2010年6月14日月曜日

「はやぶさ帰還」に見る、メディアの使い方とは。

世の中がワールドカップで賑わっている中、日本の小惑星探査機「はやぶさ」が地球に帰還。地球を出発しての7年ぶりの帰還。

「はやぶさ」は、2005年に地球から3億キロ離れた小惑星「イトカワ」に着陸を果たして、そこで採取した「砂」を持ち帰っているのだという。幾多のトラブルにも見舞われながらの帰還だ。


さて、この「はやぶさ」の地球への帰還に関して、インターネット上で話題になっていることがある。それは、「はやぶさの地球帰還についてTV中継が無い」ということだ。


結局、テレビ各局によるによる生中継はなく、インターネット上のUstreamやTwitterなどでリアルタイムで伝えられた。

ちょうど、地球への帰還時間がワールドカップの試合にも重なっていたためか、テレビ放送では生中継はされなかったのだ。その他にも、諸事情はあっただろう。


Twitter上のNHKの広報アカウントは、どうやら対処できなくなったのか一時的にストップ。NHK朝のニュース「おはよう日本」のアカウントで、取り上げるアナウンスといった感じだ。


さて、今回の「帰還」について、インターネット上で直前になり話題になっている状況に、いささか私は冷めて見ている。

「はやぶさ」の小惑星探査という偉業に対しては、これに携わった方々に非常に敬服している。

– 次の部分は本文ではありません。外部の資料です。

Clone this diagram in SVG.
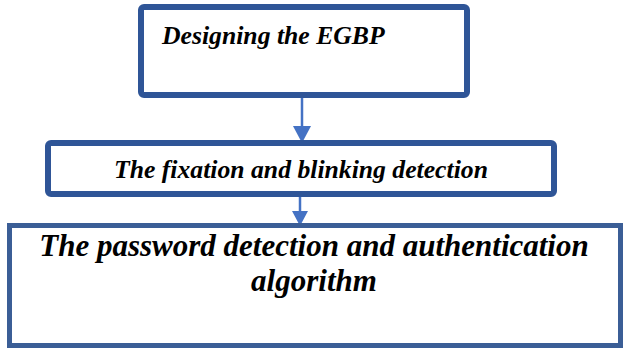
<svg xmlns="http://www.w3.org/2000/svg" width="624" height="349" viewBox="0 0 624 349">
  <defs>
    <style>
      .box { fill: #ffffff; stroke: #2f5597; stroke-width: 6; }
      .box3 { fill: #ffffff; stroke: #3b5e96; stroke-width: 5; }
      .link { stroke: #4472c4; stroke-width: 2.5; fill: none; }
      .head { fill: #4472c4; }
    </style>
  </defs>
  <rect width="624" height="349" fill="#ffffff"/>

  <g id="connectors">
    <line class="link" x1="302" y1="98" x2="302" y2="128"/>
    <polygon class="head" points="293,126 311,126 302,143"/>
    <line class="link" x1="300" y1="197" x2="300" y2="213"/>
    <polygon class="head" points="292,211 308,211 300,226"/>
  </g>

  <g font-family="Liberation Serif, Times New Roman, serif" font-weight="bold" font-style="italic" fill="#000000">
    <g id="node-egbp">
      <rect class="box" x="141" y="7" width="326" height="88" rx="3"/>
      <text x="162" y="44" font-size="25.7">Designing the EGBP</text>
    </g>

    <g id="node-fixation">
      <rect class="box" x="48" y="143" width="506" height="51" rx="3"/>
      <text x="114" y="178" font-size="25.7">The fixation and blinking detection</text>
    </g>

    <g id="node-password">
      <rect class="box3" x="9.5" y="225.5" width="611" height="120"/>
      <text x="314" y="256" font-size="31" text-anchor="middle">The password detection and authentication</text>
      <text x="314" y="291" font-size="31" text-anchor="middle">algorithm</text>
    </g>
  </g>
</svg>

しかし、こうした偉業を紹介している東京大手町にあるJAXAの広報スペースが、先日の事業仕分けでは「廃止」とされていた。その時の反応と、昨夜から今日にかけてのネット上の反応にギャップを感じている。

私は、過去、何度かJAXAの広報スペースに足を運んだことがある。様々な取り組みを分かりやすく紹介していた。確かに、広報そのもののやり方が悪いのか、訪れる人は疎らだったことを覚えている。これほど、インターネット上で盛り上がるのであれば、もっと来訪する人がいても良いのではというのが正直な感想だ。


インターネットというツールが世に普及し、情報を容易に受発信出来るようになった。

一方、従来のテレビ放送は、許認可を受けた一部の団体が、専門的な技術を介して広く情報発信する仕組みである。更に民放各社は、広告主であるスポンサーにより成り立っている。

私個人としては、そもそも、テレビとインターネットは、全く違う特徴を持ったメディアだと考えており、使う側も、それを意識して使うべきだと考えている。

テレビ放送はインターネットに迎合すべきではないし、情報を取り扱う専門家集団としての「質」を追求してもらいたい。


一方のインターネットは、ソーシャルな草の根的な要素を持つメディアでもあり、テレビでは出来ない特徴も多々ある。そうした特徴こそ活かすべきだろう。


ところで、アメリカの放送局は、日本よりも積極的に、「テレビ」というメディアと、「インターネット」というメディアを、それぞれの特徴を活かしながら使用しているようだ。これらの違いは、日米の法制度の違いに起因するものもあるようである。


情報発信者側のメディアの使い方、情報受信者側のメディアの接し方、それぞれが、次の時代への変革の時期に、今ちょうど、差し掛かってきているのだろう。